**GOAL:** Retype the whole listing verbatim and keep the pictures out of it.

**DATA SHOWN:**

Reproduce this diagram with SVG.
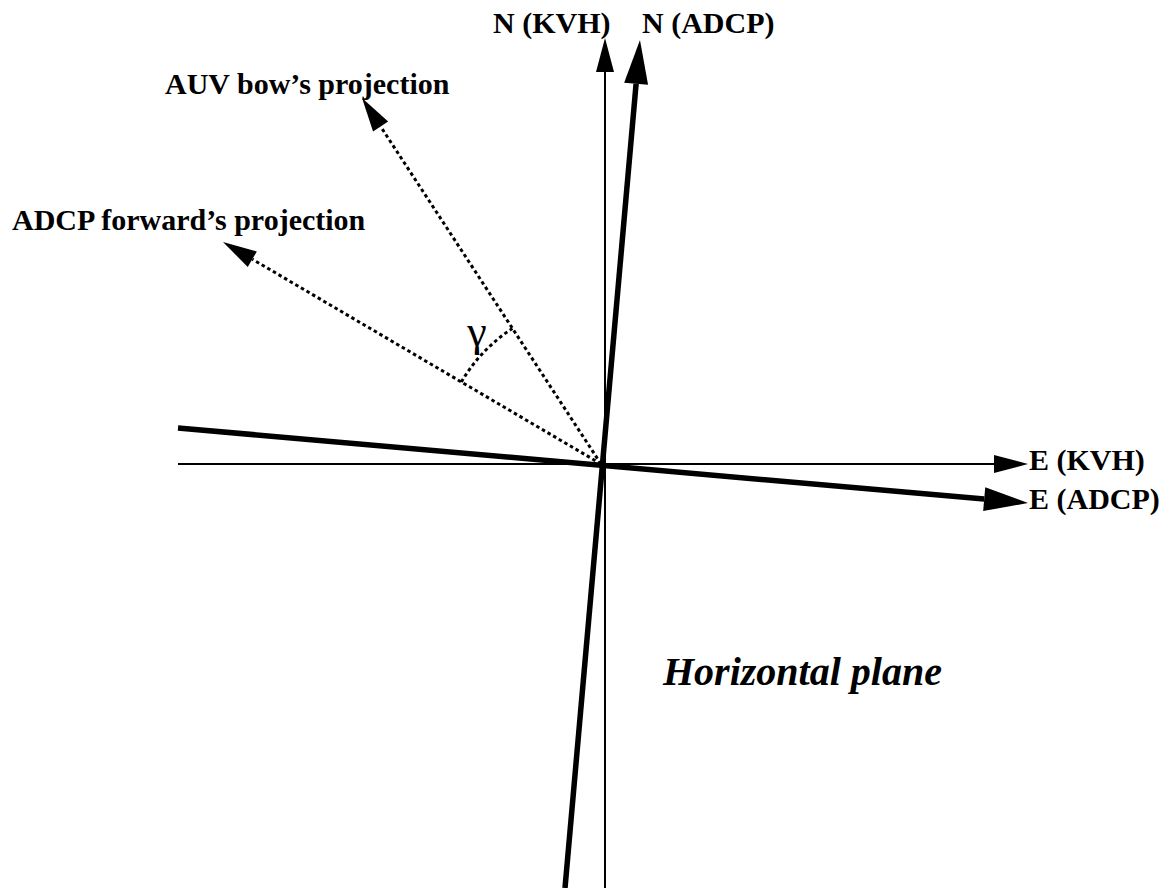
<svg xmlns="http://www.w3.org/2000/svg" width="1167" height="888" viewBox="0 0 1167 888">
  <style>
    .thin { stroke: #000; stroke-width: 2; fill: none; }
    .thick { stroke: #000; stroke-width: 5.5; fill: none; }
    .dot { stroke: #000; stroke-width: 3; stroke-dasharray: 3.5 3; fill: none; }
    .lbl { font-family: "Liberation Serif", "Times New Roman", serif; font-weight: bold; font-size: 30px; fill: #000; }
    .plane { font-family: "Liberation Serif", "Times New Roman", serif; font-weight: bold; font-style: italic; font-size: 40px; fill: #000; }
    .greek { font-family: "Liberation Serif", "DejaVu Serif", serif; font-size: 44px; fill: #000; }
  </style>
  <defs>
    <marker id="ah-thin" markerUnits="userSpaceOnUse" markerWidth="34" markerHeight="18" refX="0" refY="9" orient="auto" overflow="visible">
      <path d="M0,0 L34,9 L0,18 Z" fill="#000"/>
    </marker>
    <marker id="ah-thick" markerUnits="userSpaceOnUse" markerWidth="44" markerHeight="24" refX="0" refY="12" orient="auto" overflow="visible">
      <path d="M0,0 L44,12 L0,24 Z" fill="#000"/>
    </marker>
  </defs>
  <rect width="1167" height="888" fill="#fff"/>
  <g id="connectors">
    <line id="n-kvh" class="thin" x1="605" y1="888" x2="605" y2="72" marker-end="url(#ah-thin)"/>
    <line id="e-kvh" class="thin" x1="178" y1="464" x2="994" y2="464" marker-end="url(#ah-thin)"/>
    <line id="n-adcp" class="thick" x1="565" y1="888" x2="636.1" y2="83.8" marker-end="url(#ah-thick)"/>
    <line id="e-adcp" class="thick" x1="178" y1="428" x2="984.2" y2="499.1" marker-end="url(#ah-thick)"/>
    <line id="auv-bow" class="dot" x1="601" y1="464" x2="380.6" y2="126.5" marker-end="url(#ah-thin)"/>
    <line id="adcp-fwd" class="dot" x1="601" y1="464" x2="252.3" y2="259.2" marker-end="url(#ah-thin)"/>
    <path id="gamma-arc" class="dot" d="M461.3,382 A162,162 0 0 1 512.4,328.4"/>
  </g>
  <g id="label-n-kvh"><text class="lbl" x="493" y="33">N (KVH)</text></g>
  <g id="label-n-adcp"><text class="lbl" x="642" y="33">N (ADCP)</text></g>
  <g id="label-auv"><text class="lbl" x="165" y="94">AUV bow’s projection</text></g>
  <g id="label-adcp-fwd"><text class="lbl" x="12" y="230">ADCP forward’s projection</text></g>
  <g id="label-e-kvh"><text class="lbl" x="1029" y="470">E (KVH)</text></g>
  <g id="label-e-adcp"><text class="lbl" x="1029" y="509">E (ADCP)</text></g>
  <g id="label-gamma"><text class="greek" x="477" y="346" text-anchor="middle">γ</text></g>
  <g id="label-plane"><text class="plane" x="663" y="685">Horizontal plane</text></g>
</svg>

**RESULT OF THE EXERCISE:**
Reproduce this diagram with SVG.
<svg xmlns="http://www.w3.org/2000/svg" width="1167" height="888" viewBox="0 0 1167 888">
  <style>
    .thin { stroke: #000; stroke-width: 2; fill: none; }
    .thick { stroke: #000; stroke-width: 5.5; fill: none; }
    .dot { stroke: #000; stroke-width: 3; stroke-dasharray: 3.5 3; fill: none; }
    .lbl { font-family: "Liberation Serif", "Times New Roman", serif; font-weight: bold; font-size: 30px; fill: #000; }
    .plane { font-family: "Liberation Serif", "Times New Roman", serif; font-weight: bold; font-style: italic; font-size: 40px; fill: #000; }
    .greek { font-family: "Liberation Serif", "DejaVu Serif", serif; font-size: 44px; fill: #000; }
  </style>
  <defs>
    <marker id="ah-thin" markerUnits="userSpaceOnUse" markerWidth="34" markerHeight="18" refX="0" refY="9" orient="auto" overflow="visible">
      <path d="M0,0 L34,9 L0,18 Z" fill="#000"/>
    </marker>
    <marker id="ah-thick" markerUnits="userSpaceOnUse" markerWidth="44" markerHeight="24" refX="0" refY="12" orient="auto" overflow="visible">
      <path d="M0,0 L44,12 L0,24 Z" fill="#000"/>
    </marker>
  </defs>
  <rect width="1167" height="888" fill="#fff"/>
  <g id="connectors">
    <line id="n-kvh" class="thin" x1="605" y1="888" x2="605" y2="72" marker-end="url(#ah-thin)"/>
    <line id="e-kvh" class="thin" x1="178" y1="464" x2="994" y2="464" marker-end="url(#ah-thin)"/>
    <line id="n-adcp" class="thick" x1="565" y1="888" x2="636.1" y2="83.8" marker-end="url(#ah-thick)"/>
    <line id="e-adcp" class="thick" x1="178" y1="428" x2="984.2" y2="499.1" marker-end="url(#ah-thick)"/>
    <line id="auv-bow" class="dot" x1="601" y1="464" x2="380.6" y2="126.5" marker-end="url(#ah-thin)"/>
    <line id="adcp-fwd" class="dot" x1="601" y1="464" x2="252.3" y2="259.2" marker-end="url(#ah-thin)"/>
    <path id="gamma-arc" class="dot" d="M461.3,382 A162,162 0 0 1 512.4,328.4"/>
  </g>
  <g id="label-n-kvh"><text class="lbl" x="493" y="33">N (KVH)</text></g>
  <g id="label-n-adcp"><text class="lbl" x="642" y="33">N (ADCP)</text></g>
  <g id="label-auv"><text class="lbl" x="165" y="94">AUV bow’s projection</text></g>
  <g id="label-adcp-fwd"><text class="lbl" x="12" y="230">ADCP forward’s projection</text></g>
  <g id="label-e-kvh"><text class="lbl" x="1029" y="470">E (KVH)</text></g>
  <g id="label-e-adcp"><text class="lbl" x="1029" y="509">E (ADCP)</text></g>
  <g id="label-gamma"><text class="greek" x="477" y="346" text-anchor="middle">γ</text></g>
  <g id="label-plane"><text class="plane" x="663" y="685">Horizontal plane</text></g>
</svg>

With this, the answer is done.